You always write for me, but I have never really returned the favor to you. In small ways I’ve written a few things, way way back… but you deserve so much more than that. I have been a shitty wife for several years, and I want to acknowledge and formally apologize for treating you terribly. There was a long time where I forgot just how amazing you are, and what my priorities are. I will work daily to ensure that I never take you and our love for granted again.
I’m sorry for hiding my hurt behind anger, one-upmanship has been a never ending cycle of who can hit the hardest and we both lose.
I’m sorry for putting you at the bottom of my priority list time and time again. You should have always been at the top, and very often you were at the bottom.

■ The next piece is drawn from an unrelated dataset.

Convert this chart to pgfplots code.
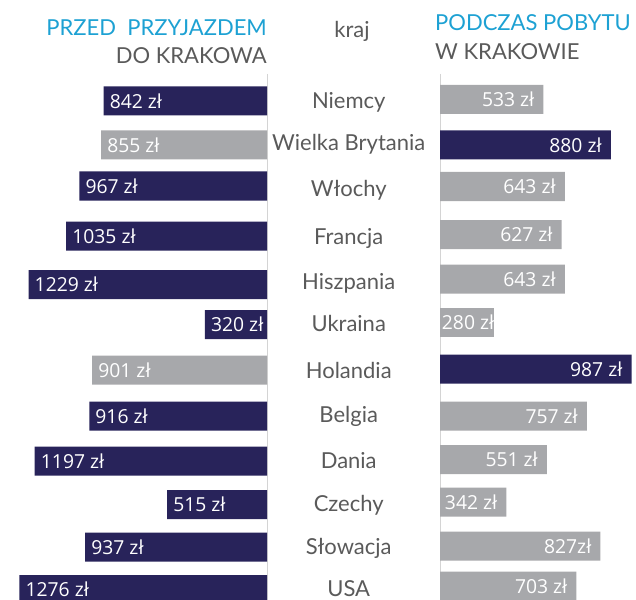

I’m sorry for cutting you down and not being in your corner always. My low self-esteem makes me want to cut you down so you won’t realize you are so much better than I.
I’m sorry for neglecting our time and our sex life. I got so busy dealing with everything else that I forgot how necessary it is for both our moods and marriage.

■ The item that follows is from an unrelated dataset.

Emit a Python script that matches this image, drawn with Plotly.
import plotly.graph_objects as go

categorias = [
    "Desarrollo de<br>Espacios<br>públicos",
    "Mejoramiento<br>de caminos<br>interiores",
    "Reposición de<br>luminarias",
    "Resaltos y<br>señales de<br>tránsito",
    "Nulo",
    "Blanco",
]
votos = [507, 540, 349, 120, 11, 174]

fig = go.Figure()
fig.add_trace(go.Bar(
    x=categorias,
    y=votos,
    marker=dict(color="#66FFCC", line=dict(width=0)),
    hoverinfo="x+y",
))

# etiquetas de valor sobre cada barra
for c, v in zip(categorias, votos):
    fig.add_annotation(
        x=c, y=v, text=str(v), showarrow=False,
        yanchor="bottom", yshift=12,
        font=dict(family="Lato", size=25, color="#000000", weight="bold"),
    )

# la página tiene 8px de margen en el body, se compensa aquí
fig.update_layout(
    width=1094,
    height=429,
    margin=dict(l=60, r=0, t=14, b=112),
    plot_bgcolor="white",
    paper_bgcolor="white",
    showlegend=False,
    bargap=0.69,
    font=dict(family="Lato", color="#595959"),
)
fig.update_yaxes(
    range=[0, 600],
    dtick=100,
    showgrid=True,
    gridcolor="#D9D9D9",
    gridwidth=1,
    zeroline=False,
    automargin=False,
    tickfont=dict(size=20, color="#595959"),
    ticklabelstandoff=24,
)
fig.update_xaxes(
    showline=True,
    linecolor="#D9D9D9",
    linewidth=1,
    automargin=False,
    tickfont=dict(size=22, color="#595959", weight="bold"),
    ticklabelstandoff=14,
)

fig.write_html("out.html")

I’m sorry for not attending his services. I will never be able to go back and push harder to take the time, I only hope I can help you continue to grieve.
I’m sorry for my family and what it has done to us. I am working every day to be further and further away from them and to add more close friends to my circle.
I’m sorry for being fake and letting myself get so wrapped up in shit that I didn’t even realize I didn’t care about.
But most of all, I’m sorry I hurt you and made you feel lonely in your own home. No one ever deserves that.
I hope that my continued growth as a person is still someone you want to be married to every year from here on out. I will just be me, and treat you the way you should be treated by a wife that adores you. That is proud to say she is married to you. A wife that puts her man in his place when he needs it, but only behind closed doors. Who holds him up and falls into his arms just as easily.